Two-Phase Learning Model to Develop Future Leaders and Life-Long-Learners
July 4, 2025•345 words
"The illiterate of the 21st century will not be those who cannot read and write, but those who cannot learn, unlearn, and relearn.” ~ Alvin Toffler
“You cannot teach a man anything; you can only help him find it within himself.” ~ Galileo Galilei
“Confusion is the welcome mat at the door of learning.” ~ Dizzy Gillespie
“A mind that is stretched by a new experience can never go back to its old dimensions.” ~ Oliver Wendell Holmes Jr.

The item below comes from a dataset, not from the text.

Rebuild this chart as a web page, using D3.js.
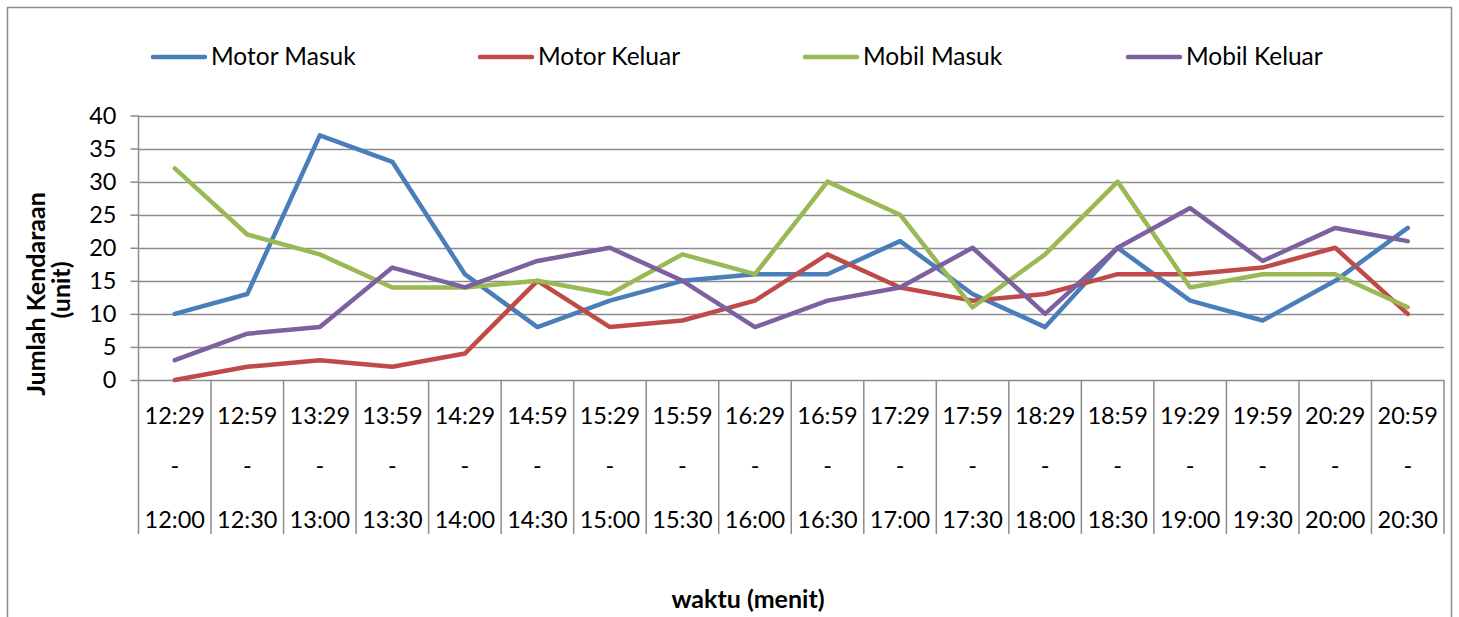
<!DOCTYPE html>
<html><head><meta charset="utf-8">
<script src="https://cdn.jsdelivr.net/npm/d3@7"></script>
<style>body{margin:0;background:#fff}svg{display:block}text{font-family:Lato,"Open Sans",sans-serif;fill:#000}</style>
</head><body><svg id="c" width="1459" height="617"></svg>
<script>
const categoriesTop = ["12:29","12:59","13:29","13:59","14:29","14:59","15:29","15:59","16:29","16:59","17:29","17:59","18:29","18:59","19:29","19:59","20:29","20:59"];
const categoriesBottom = ["12:00","12:30","13:00","13:30","14:00","14:30","15:00","15:30","16:00","16:30","17:00","17:30","18:00","18:30","19:00","19:30","20:00","20:30"];
const seriesNames = ["Motor Masuk","Motor Keluar","Mobil Masuk","Mobil Keluar"];
const motorMasuk = [10,13,37,33,16,8,12,15,16,16,21,13,8,20,12,9,15,23];
const motorKeluar = [0,2,3,2,4,15,8,9,12,19,14,12,13,16,16,17,20,10];
const mobilMasuk = [32,22,19,14,14,15,13,19,16,30,25,11,19,30,14,16,16,11];
const mobilKeluar = [3,7,8,17,14,18,20,15,8,12,14,20,10,20,26,18,23,21];
const yTicks = [0,5,10,15,20,25,30,35,40];
const colors = ["#4A7EBB","#BE4B48","#98B954","#7D60A0"];
const allSeries = [motorMasuk,motorKeluar,mobilMasuk,mobilKeluar];

const svg = d3.select("#c");
const L=138.5, R=1444, T=115.5, B=380;
const x = d3.scaleBand().domain(d3.range(categoriesTop.length)).range([L,R]);
const y = d3.scaleLinear().domain([0,40]).range([B,T]);

// outer frame
svg.append("rect").attr("x",7.5).attr("y",7.5).attr("width",1444).attr("height",620).attr("fill","#fff").attr("stroke","#8c8c8c").attr("stroke-width",1.5);

// gridlines
svg.append("g").selectAll("line").data(yTicks).join("line")
  .attr("x1",L).attr("x2",R).attr("y1",d=>Math.round(y(d))+0.5).attr("y2",d=>Math.round(y(d))+0.5)
  .attr("stroke","#8c8c8c").attr("stroke-width",1.5);

// y axis
const ya = svg.append("g").attr("transform",`translate(${L},0)`).call(d3.axisLeft(y).tickValues(yTicks).tickSize(8).tickPadding(14));
ya.select(".domain").remove();
ya.selectAll("line").attr("stroke","#8c8c8c").attr("stroke-width",1.5);
ya.selectAll("text").style("font-size","23.5px").attr("font-family","Lato");
svg.append("line").attr("x1",L).attr("x2",L).attr("y1",T).attr("y2",534).attr("stroke","#8c8c8c").attr("stroke-width",1.5);

// category separators
svg.append("g").selectAll("line").data(d3.range(1,categoriesTop.length+1)).join("line")
  .attr("x1",i=>x.step()*i+L).attr("x2",i=>x.step()*i+L).attr("y1",B).attr("y2",534)
  .attr("stroke","#8c8c8c").attr("stroke-width",1.5);

// x labels
const xl = svg.append("g").selectAll("g").data(d3.range(categoriesTop.length)).join("g")
  .attr("transform",i=>`translate(${x(i)+x.bandwidth()/2},0)`);
xl.append("text").attr("y",424).attr("text-anchor","middle").style("font-size","23.5px").text(i=>categoriesTop[i]);
xl.append("text").attr("y",474).attr("text-anchor","middle").style("font-size","23.5px").text("-");
xl.append("text").attr("y",528).attr("text-anchor","middle").style("font-size","23.5px").text(i=>categoriesBottom[i]);

// lines
const line = d3.line().x((d,i)=>x(i)+x.bandwidth()/2).y(d=>y(d));
svg.append("g").selectAll("path").data(allSeries).join("path")
  .attr("d",line).attr("fill","none").attr("stroke",(d,i)=>colors[i]).attr("stroke-width",4.5)
  .attr("stroke-linejoin","round").attr("stroke-linecap","round");

// legend
const legX = [153,480,805,1128];
const lg = svg.append("g").selectAll("g").data(seriesNames).join("g").attr("transform",(d,i)=>`translate(${legX[i]},57)`);
lg.append("line").attr("x1",0).attr("x2",52).attr("stroke",(d,i)=>colors[i]).attr("stroke-width",4.5).attr("stroke-linecap","round");
lg.append("text").attr("x",58).attr("y",8).style("font-size","24.5px").text(d=>d);

// axis titles
svg.append("text").attr("transform","translate(45,294) rotate(-90)").attr("text-anchor","middle").style("font-size","25px").style("font-weight","bold").text("Jumlah Kendaraan");
svg.append("text").attr("transform","translate(70,290) rotate(-90)").attr("text-anchor","middle").style("font-size","25px").style("font-weight","bold").text("(unit)");
svg.append("text").attr("x",748).attr("y",608).attr("text-anchor","middle").style("font-size","25px").style("font-weight","bold").text("waktu (menit)");
</script></body></html>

You learn 10 months of structured lessons, explicit instructions, exercises with clear steps, right-and-wrong responses. Suddenly the wheels come off. Semi-Async-Self-Paced-Teacher Supported... "Now create something original," you're instructed by teacher or professor, here are the curriculum outlines, calendar of exams, assignments and short writings in person. Just you and skills and nothing else. It is disorienting at first, but that is the idea. This abrupt shift from rules to open-ended is no weakness but the key to becoming an adaptive, lifetime learner. Learning the structured way lays the foundation, and the open-ended phase makes you think for yourself, recognize gaps in your information, and develop solutions no one gave you. That unease? That is growth. Problems in the world outside don't come with answer keys and the future doesn't come with them either. This approach prepares you to shift mindsets at will, from follower to innovator, from student to leader.
Each time you make that disorienting shift, you're not only learning a technique, you're learning "how to learn." You begin to recognize patterns, ask smarter questions, and turn uncertainty into momentum. The two-stage approach is reflective of life itself: sometimes you must be disciplined, sometimes you must be innovative, and always you must evolve. By experiencing the interplay of structure and liberty, you're not only learning to succeed at work, you're learning to innovate and adapt to yourself, repeatedly, in an era of careers where the only variable is change. So when you’re staring at the blank slate? Don’t freeze up. Create. Experiment. Iterate. That’s the way you become a lifelong learner.